Lindsey 04.16.09 | 10:51 PM ET

All the power to you that your son is growing up in a world far from video games and virtual reality! Your being a great Dad!

Children have the ability to see past judgement and just be there in the moment. Chances are, that when your little boy is old enough to think about what is going through your brain on this whole thing…... his perspective will be far lighter and even better than we adults can imagin!

pirano 04.24.09 | 9:08 AM ET

A very nice read. I’ve visited Nicaragua several times—primarily in the 1990s—and have found virtually all the people—yes, even the “haves”—to be overwhelmingly friendly, courteous, interesting and interested. I really hope to visit again one day.

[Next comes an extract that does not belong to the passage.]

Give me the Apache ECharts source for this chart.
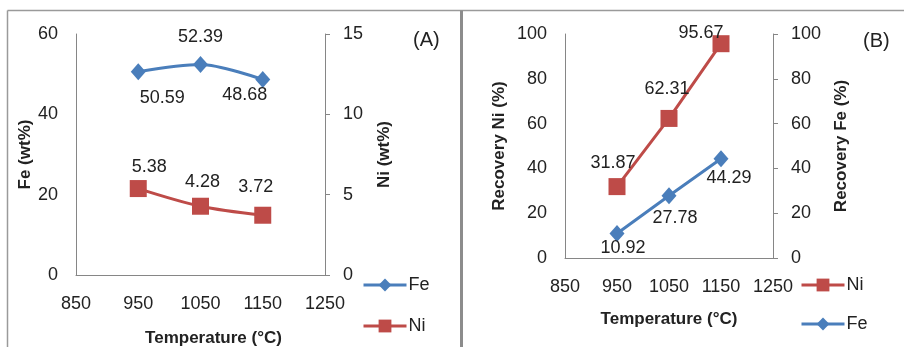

Jason 05.14.09 | 5:47 AM ET

Great article. I can relate to what “Jen P” said about there not being a lot of middle ground in Nicaragua. I’m from Boston and my Mom is Nicaraguan and my Dad is American. My mother has Nicaraguan relatives that are very well off. My cousins also went to boarding school in Switzerland and are now attending private colleges here in the U.S. but their permanent home is still in Nicaragua.

We have visited them in Nicaragua and have stayed in their beautiful luxury home which makes my parent’s typical middle class Boston house seem like a shoe in comparison. And the thing is, just a 45 minute drive away you will see some tiny shack homes alongside dirt roads that people actually live in. It’s really unbelievable the differences between the Nicaraguan citizens.

In one town there might be a family that can’t even read and in another town there will be a family that has had the best education money can buy. Usually the wealthy won’t mix with the “campesinos” and this is sad because the “campesinos” could use all the help they can get from their better off countrymen.